Do free-to-play sports gambling predictor games influence online sports betting behaviours for men in the UK
Keywords:Gambling, Problem gambling, Inducements, Predictor games
Background: Globally, gambling is increasingly being identified as a public health concern, associated with poorer health and well-being. Research has characterised gambling inducements as increasing riskier gambling behaviours and having links to problem gambling. However, no prior research has examined sports gambling predictor games whereby monetary prizes can be won by making free predictions on sporting events. This study aimed to describe associations between playing predictor games and riskier online sports betting behaviours, problem gambling, and between intensity of playing predictor games and problem gambling.
Methods: An online survey using a convenience sample was completed by males aged 18+ years, living in the United Kingdom who had participated in any gambling activity in the last year (n=384). The survey asked questions about sociodemographics, gambling behaviours, and predictor game playing behaviours. The Problem Gambling Severity Index (PGSI) tool was used to determine existence and severity of at-risk and problem gambling. Bivariate analyses were undertaken using chi-squared and multivariate analyses using binary logistic regressions, controlling for sociodemographics.
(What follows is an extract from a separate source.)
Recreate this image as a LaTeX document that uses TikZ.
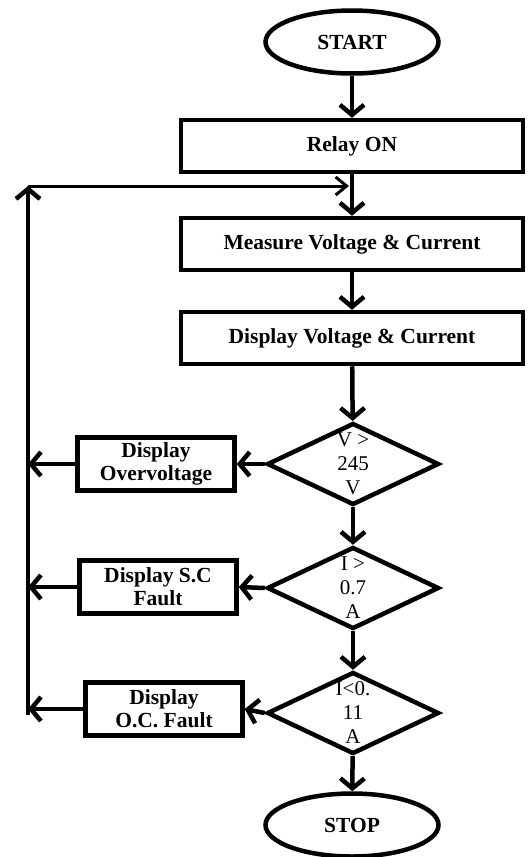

Results: Overall, 45.8% (n=176) of all participants played predictor games. In multivariate analyses, predictor game playing was more likely among younger males compared to older (AOR 2.38, p0.017), those with problem gambling compared to non-problem gambling (AOR 6.92,p<0.001), higher frequency of online sports gambling compared to low (AOR 3.21,p<0.001), higher frequency of in-play betting compared to never placing in-play bets (AOR 3.9,p0.004), medium monthly gambling expenditure compared to low (AOR 2.16,p0.003). Playing predictor games was also associated with a greater mean number of gambling activities (M=5.79, SD=3.30) compared to not playing predictor games (M=3.81, SD=2.45, p<0.001). There was a moderate strength, positive correlation between intensity of playing predictor games and PGSI score (r=0.41).
Conclusions: This study suggests there may be links between playing predictor games and gambling harms, particularly amongst already vulnerable groups (younger males, and those with problem gambling). Policy options which limit access to the most harmful inducements – one of which being predictor games, must be considered to protect against gambling harms.